Tuesday, September 30, 2014

A Seattle Minute

It’s been over a year since I’d been back in this town, yet so much has changed. Things feel different here; or maybe it’s that I’ve been given a new space and the old one’s gone, but I walked to this café like a ghost thinking— “I loved that park once, that café, that restaurant, that view, this crosswalk…” Life is fast just as much as I have changed and checked my demons, so have the people that surround. This morning I met with G and her baby buckled to an eco-friendly carseat in the back of her Prius. The fact that her life had changed forever dawned on me. Baby. E. I touched his little hands and his little feet. He blew me kisses and held my fingers. Skype did none of this justice. We visited the house she and her husband are building at the top of one of Seattle’s seven hills. She pulled out the blueprints on her laptop. It was as if our life together had gotten up, grown legs, and walked off without me.

Soon after I arrived in town, an onslaught of friends and colleagues ignited my phone. I love seeing every one of them. I am who I am because of them. But amid the clanking of silverware, between bites of autumn squash frittata, boon, or salted cod, above the din of old conversations finding new— I remember I also love Seattle for moments like this: moments alone.

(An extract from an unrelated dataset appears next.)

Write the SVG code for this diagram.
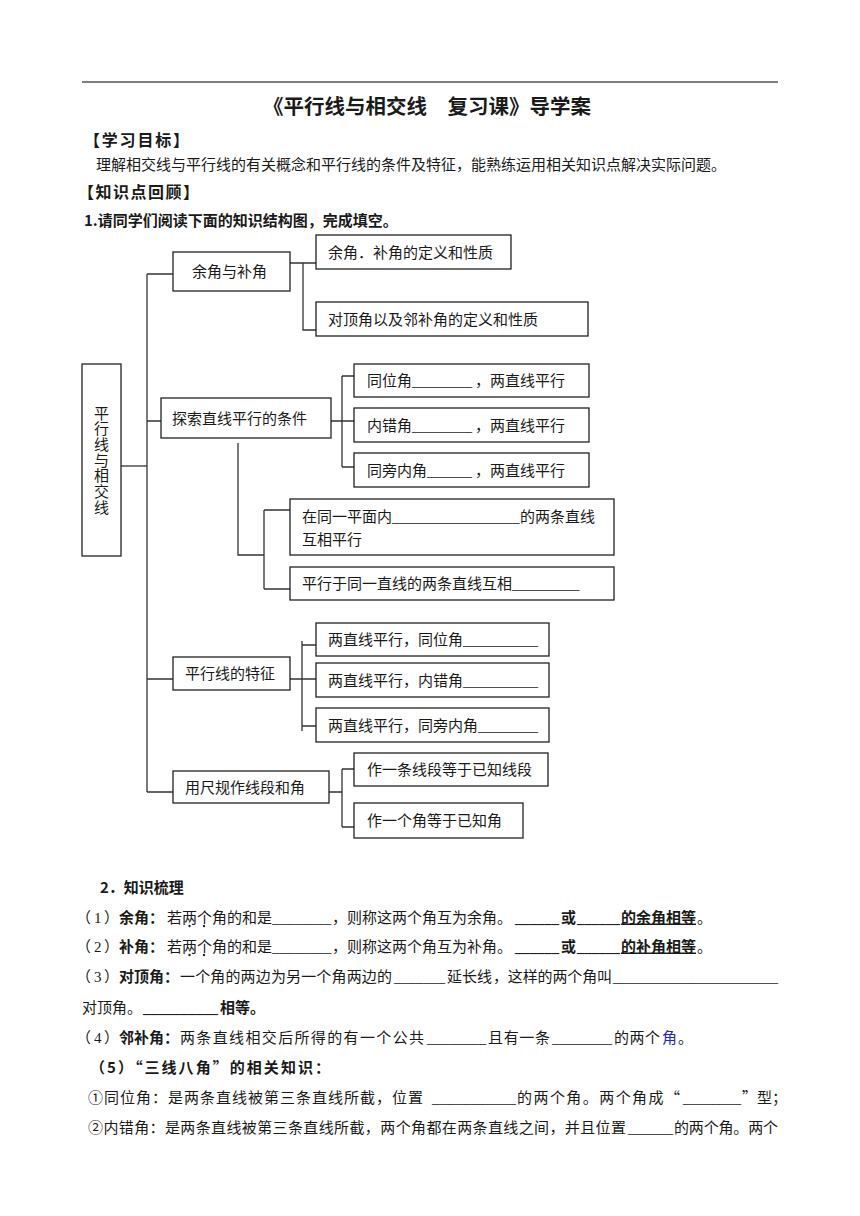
<svg xmlns="http://www.w3.org/2000/svg" width="860" height="1216" viewBox="0 0 860 1216">
<style>
text{font-family:"Noto Sans CJK SC","Liberation Serif",sans-serif;font-size:15px;fill:#1a1a1a}
.b{font-weight:bold}
.u{text-decoration:underline}
.ul{font-family:"Liberation Serif",serif}
.box{fill:#fff;stroke:#222;stroke-width:1.3}
.ln{fill:none;stroke:#333;stroke-width:1.3}
.blue{fill:#2424c8}
.vt{writing-mode:tb;glyph-orientation-vertical:0;letter-spacing:0.7px}
</style>
<rect width="860" height="1216" fill="#fff"/>
<line x1="82" y1="82" x2="778" y2="82" stroke="#000" stroke-width="1"/>
<text x="263" y="113.5" class="b" style="font-size:20.5px">《平行线与相交线　复习课》导学案</text>
<text x="84" y="145.7" class="b" style="font-size:16px" textLength="105" lengthAdjust="spacing">【学习目标】</text>
<text x="96" y="169.7" textLength="630" lengthAdjust="spacing">理解相交线与平行线的有关概念和平行线的条件及特征，能熟练运用相关知识点解决实际问题。</text>
<text x="78" y="197.7" class="b" style="font-size:16px" textLength="121" lengthAdjust="spacing">【知识点回顾】</text>
<text x="84" y="225.7" class="b">1.请同学们阅读下面的知识结构图，完成填空。</text>

<g id="connectors" class="ln">
<path d="M147 274V792"/>
<path d="M121 466H147"/>
<path d="M147 274H173M147 421H161M147 679H173M147 792H173"/>
<path d="M290 263H316M303 263V330H316"/>
<path d="M331 421H354M342 376V467M342 376H354M342 467H354"/>
<path d="M238 443V555H264M264 510V589M264 510H290M264 589H290"/>
<path d="M290 679H316M302 641V731M302 645H316M302 726H316"/>
<path d="M329 792H342M342 769V827M342 769H354M342 827H354"/>
</g>

<g id="root"><rect class="box" x="82" y="364" width="39" height="192"/>
<text class="vt" x="101.5" y="405.5">平行线与相交线</text></g>

<g id="n-yujiao"><rect class="box" x="173" y="252" width="117" height="39"/><text x="192" y="277">余角与补角</text></g>
<g id="n-yujiao-1"><rect class="box" x="316" y="235" width="195" height="34"/><text x="328" y="257.5">余角．补角的定义和性质</text></g>
<g id="n-yujiao-2"><rect class="box" x="316" y="302" width="272" height="34"/><text x="328" y="324.5">对顶角以及邻补角的定义和性质</text></g>

<g id="n-tiaojian"><rect class="box" x="161" y="398" width="170" height="40"/><text x="172" y="423.5">探索直线平行的条件</text></g>
<g id="n-tj-1"><rect class="box" x="354" y="364" width="235" height="33"/><text x="367" y="386">同位角<tspan class="ul">________</tspan><tspan x="475">，两直线平行</tspan></text></g>
<g id="n-tj-2"><rect class="box" x="354" y="408" width="235" height="34"/><text x="367" y="430.5">内错角<tspan class="ul">________</tspan><tspan x="475">，两直线平行</tspan></text></g>
<g id="n-tj-3"><rect class="box" x="354" y="453" width="235" height="34"/><text x="367" y="475.5">同旁内角<tspan class="ul">______</tspan><tspan x="475">，两直线平行</tspan></text></g>
<g id="n-tj-4"><rect class="box" x="290" y="499" width="324" height="56"/><text x="302" y="521.5">在同一平面内<tspan class="ul">_________________</tspan><tspan x="520">的两条直线</tspan></text><text x="302" y="544.5">互相平行</text></g>
<g id="n-tj-5"><rect class="box" x="290" y="567" width="324" height="33"/><text x="302" y="589">平行于同一直线的两条直线互相<tspan class="ul">_________</tspan></text></g>

<g id="n-tezheng"><rect class="box" x="173" y="657" width="117" height="33"/><text x="185" y="679">平行线的特征</text></g>
<g id="n-tz-1"><rect class="box" x="316" y="623" width="233" height="33"/><text x="328" y="645">两直线平行，同位角<tspan class="ul">__________</tspan></text></g>
<g id="n-tz-2"><rect class="box" x="316" y="663" width="233" height="34"/><text x="328" y="685.5">两直线平行，内错角<tspan class="ul">__________</tspan></text></g>
<g id="n-tz-3"><rect class="box" x="316" y="708" width="233" height="34"/><text x="328" y="730.5">两直线平行，同旁内角<tspan class="ul">________</tspan></text></g>

<g id="n-chigui"><rect class="box" x="173" y="771" width="156" height="32"/><text x="185" y="792.5">用尺规作线段和角</text></g>
<g id="n-cg-1"><rect class="box" x="354" y="753" width="194" height="33"/><text x="367" y="775">作一条线段等于已知线段</text></g>
<g id="n-cg-2"><rect class="box" x="354" y="803" width="169" height="35"/><text x="367" y="826">作一个角等于已知角</text></g>

<text x="100" y="892.5" class="b">2．知识梳理</text>

<text x="76" y="922.5">（<tspan x="94" class="ul">1</tspan><tspan x="104">）</tspan></text>
<text x="119" y="922.5" class="b">余角：</text>
<text x="167" y="922.5">若两个角的和是</text>
<text x="272" y="922.5" class="ul" textLength="59" lengthAdjust="spacingAndGlyphs">________</text>
<text x="332" y="922.5">，则称这两个角互为余角。</text>
<text x="515" y="922.5" class="b ul" textLength="44" lengthAdjust="spacingAndGlyphs">______</text>
<text x="561" y="922.5" class="b">或</text>
<text x="577" y="922.5" class="b ul" textLength="43" lengthAdjust="spacingAndGlyphs">______</text>
<text x="621" y="922.5" class="b u">的余角相等</text>
<text x="697" y="922.5">。</text>
<circle cx="189.5" cy="926" r="1.2" fill="#222"/><circle cx="204" cy="926" r="1.2" fill="#222"/>

<text x="76" y="951.5">（<tspan x="94" class="ul">2</tspan><tspan x="104">）</tspan></text>
<text x="119" y="951.5" class="b">补角：</text>
<text x="167" y="951.5">若两个角的和是</text>
<text x="272" y="951.5" class="ul" textLength="59" lengthAdjust="spacingAndGlyphs">________</text>
<text x="332" y="951.5">，则称这两个角互为补角。</text>
<text x="515" y="951.5" class="b ul" textLength="44" lengthAdjust="spacingAndGlyphs">______</text>
<text x="561" y="951.5" class="b">或</text>
<text x="577" y="951.5" class="b ul" textLength="43" lengthAdjust="spacingAndGlyphs">______</text>
<text x="621" y="951.5" class="b u">的补角相等</text>
<text x="697" y="951.5">。</text>
<circle cx="189.5" cy="955" r="1.2" fill="#222"/><circle cx="204" cy="955" r="1.2" fill="#222"/>

<text x="76" y="981.5">（<tspan x="94" class="ul">3</tspan><tspan x="104">）</tspan></text>
<text x="119" y="981.5" class="b">对顶角：</text>
<text x="180" y="981.5" textLength="212" lengthAdjust="spacing">一个角的两边为另一个角两边的</text>
<text x="394" y="981.5" class="ul" textLength="51" lengthAdjust="spacingAndGlyphs">_______</text>
<text x="447" y="981.5">延长线</text>
<text x="493" y="981.5" textLength="119" lengthAdjust="spacing">，这样的两个角叫</text>
<text x="613" y="981.5" class="ul" textLength="165" lengthAdjust="spacingAndGlyphs">______________________</text>

<text x="82" y="1013">对顶角。</text>
<text x="143" y="1013" class="b ul" textLength="75" lengthAdjust="spacingAndGlyphs">__________</text>
<text x="220" y="1013" class="b">相等。</text>

<text x="76" y="1042.5">（<tspan x="94" class="ul">4</tspan><tspan x="104">）</tspan></text>
<text x="119" y="1042.5" class="b">邻补角：</text>
<text x="180" y="1042.5" textLength="244" lengthAdjust="spacing">两条直线相交后所得的有一个公共</text>
<text x="427" y="1042.5" class="ul" textLength="59" lengthAdjust="spacingAndGlyphs">________</text>
<text x="488" y="1042.5" textLength="62" lengthAdjust="spacing">且有一条</text>
<text x="552" y="1042.5" class="ul" textLength="60" lengthAdjust="spacingAndGlyphs">________</text>
<text x="614" y="1042.5" textLength="46" lengthAdjust="spacing">的两个</text>
<text x="662" y="1042.5" class="blue">角</text>
<text x="678" y="1042.5">。</text>

<text x="90" y="1072.5" class="b" textLength="240" lengthAdjust="spacing">（5）“三线八角”的相关知识：</text>

<text x="88" y="1102.5" textLength="335" lengthAdjust="spacing">①同位角：是两条直线被第三条直线所截，位置</text>
<text x="432" y="1102.5" class="ul" textLength="84" lengthAdjust="spacingAndGlyphs">___________</text>
<text x="517" y="1102.5" textLength="163" lengthAdjust="spacing">的两个角。两个角成“</text>
<text x="683" y="1102.5" class="ul" textLength="58" lengthAdjust="spacingAndGlyphs">_______</text>
<text x="742" y="1102.5">”</text>
<text x="757" y="1102.5">型；</text>

<text x="88" y="1132.5" textLength="538" lengthAdjust="spacing">②内错角：是两条直线被第三条直线所截，两个角都在两条直线之间，并且位置</text>
<text x="628" y="1132.5" class="ul" textLength="45" lengthAdjust="spacingAndGlyphs">______</text>
<text x="674" y="1132.5" textLength="104" lengthAdjust="spacing">的两个角。两个</text>
</svg>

There is a man in his early thirties sitting across from me, tall and bearded, donned in a proper nylon rain jacket, dirty jeans, and noise-canceling headphones that seal him off from the world. He is drinking a beer before noon and reading a thin novel with no title on its cover. His chalice says, “La Fin Du Monde.” I remember sitting with E on a bus as the sun was setting deep in South London where she remarked,


- I've been seeing that everywhere recently.


- Seeing what?


She pointed to the pub sign, “La Fin Du Monde,”


- That phrase, “the end of the world.”


She mused on about Stephen Fry, or was it Zadie? I hadn’t thought about that memory until today (six years later!) when I saw this man drinking from a cup with the same insignia, that single, empty chalice on the worn, wooden table across from mine. He caught my eye as I read him, and it’s as if he said,


“This is the end of the world. Where we are today. We are born to die. We live on the edge of life at all times— it’s a terrifying but reassuring idea. It frees us from the ideas that constrain us—the fears; of the unknown, the future, and humanity— it makes us bare to our desires.”


His expression is one of complete arrest, far more intense than the generally gentle gypsies of this town. It reminds me of a professor I once knew. Actually, the professor had said all of those thoughts. In reality, this man sitting here is probably only bothered by my shamelessness. Rudeness is the worst offense here, just the way laziness is in New York. We are upstairs in my used-to-be usual corner. There is a couple downstairs: two elderly women talking a bit too loudly about a special they saw on PBS. Nazi life post World War II. The man on his laptop behind them looks slightly perturbed. He’s got a weathered murse to match his weathered face. I glance at his screen from above. He is coding. Only in Seattle would you find a man in his 50s, coding.

I worked for a judge once that told me a story of one of the first computers built in Seattle. His clerk was on maternity leave, and his secretary was at lunch. Sitting there in chambers, surrounded by windows, ancient wood and paraphernalia from his clients from around the world, I had tiptoed in to set a motion on his desk. When I asked him about his family portrait, he got talking about his family and then his wife, and then her fixation with a machine. “This machine,” she had told him as a late teen, “is going to change the life of every human on this planet.” I told him that I could see why he married her. He sunk in his leather cloud from behind the giant oak desk, robes off before his next case. His aging face lit up the dark, gray sky.


I came to town for a wedding, a cosmopolitan love affair that traipses all kinds of continents, years and life circumstances. The wedding was beautiful, mainly because the couple was so beautiful—radiating life and happiness. The bride was clothed in her constant joyous composure, the groom in his ever flippant anti-cajolery, and they were surrounded by proud family, friends and a magnanimous view of the Sound (the eighth wonder of the world). Someday, I hope when they are old and gray, they will let me write their story of young love. But for now I am off again to lunch with dear C. She is back from a year in India with her own stories of travel, love and new chapters.